Monday, July 14, 2025

Life In Old Age



A professor in the welfare department of a university, in the Catholic Peace Weekly's Diagnosis of the Times column, gives the readers some thoughts on 'Life in Beautiful Old Age'.

As we age, we become increasingly familiar with more and more things. This is because our brain's memory creates a ‘cognitive schema’, a kind of interpretation framework based on the common characteristics of repetitive experiences. 

Of course, cognitive schemas can be modified at any time. However, most people do not readily change cognitive schemas once they are created. This is because modifying and forming new cognitive schemas requires time and effort. Cognitive schemas help us quickly understand situations and respond to them, but they also have a negative aspect, making us stubbornly act and become obsessed with stereotypes.

As familiar and repetitive things increase, new and novel things in life decrease. Familiarity provides comfort, but it also takes away the joy of life. Today is like yesterday, tomorrow is like today, and ordinary daily life speeds up. 

However, as the late Pope Francis said, “old age thirsting for wisdom, peaceful, devout, fruitful, and joyful old age" requires boldly cutting off this familiarity, which is a natural result of aging. Familiarity can bring us comfort and stability, but it can also hinder growth and wisdom.

In his book “The New Organon,” Francis Bacon presented three types of humans by comparing them to insects. First, ‘ant-type’ people who look at the ground, 'people' who are diligent and stick together well. Second, ‘spider-type’ people are ‘selfish people’ who do not work but build spider webs and wait for their prey to get caught and suck their blood. Lastly, ‘bee-type’ people are creative and make honey by transferring pollen.
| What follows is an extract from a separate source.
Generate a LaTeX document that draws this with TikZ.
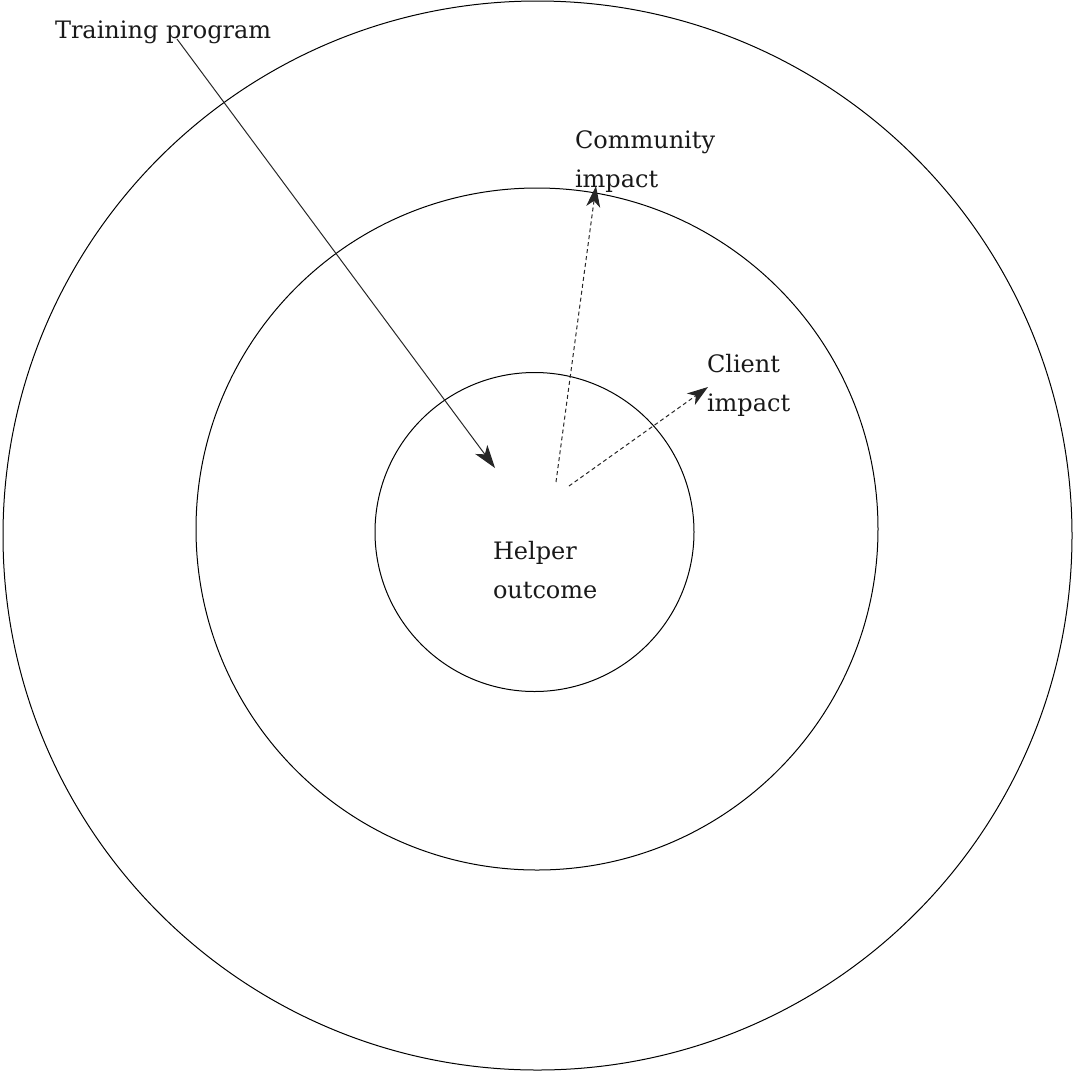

They are ‘altruistic people’ who share the honey they make with others and are essential to society. They seek out new flowers and collect honey; that is, people who reject familiarity and constantly grow and create.

Breaking away from familiarity means living a life of learning without rest. It is a life of using experience as material, but rather than simply repeating the same thing, creating and growing anew with the insights gained from the experience. And isn’t a life of sharing the results obtained through that challenge and growth with others, and giving back to society, a creative, altruistic, and beautiful old age like the life of a bee?

Do you want to live your old age as a time of decline and endless waiting, immersed in familiarity? Or do you want to live a life of creation and wisdom, where you break away from familiarity and use the wisdom you have gained as ingredients to create sweet honey, and share that honey with the next generation and society?

If in your youth you had to inevitably become accustomed to familiarity for social success, your family’s livelihood, and your children’s education, shouldn’t you break away from familiarity in your old age, free from all of that, and return to a beautiful and wise form that most resembles yourself, the original self that God created? Isn’t this the beautiful old age that God wants for us?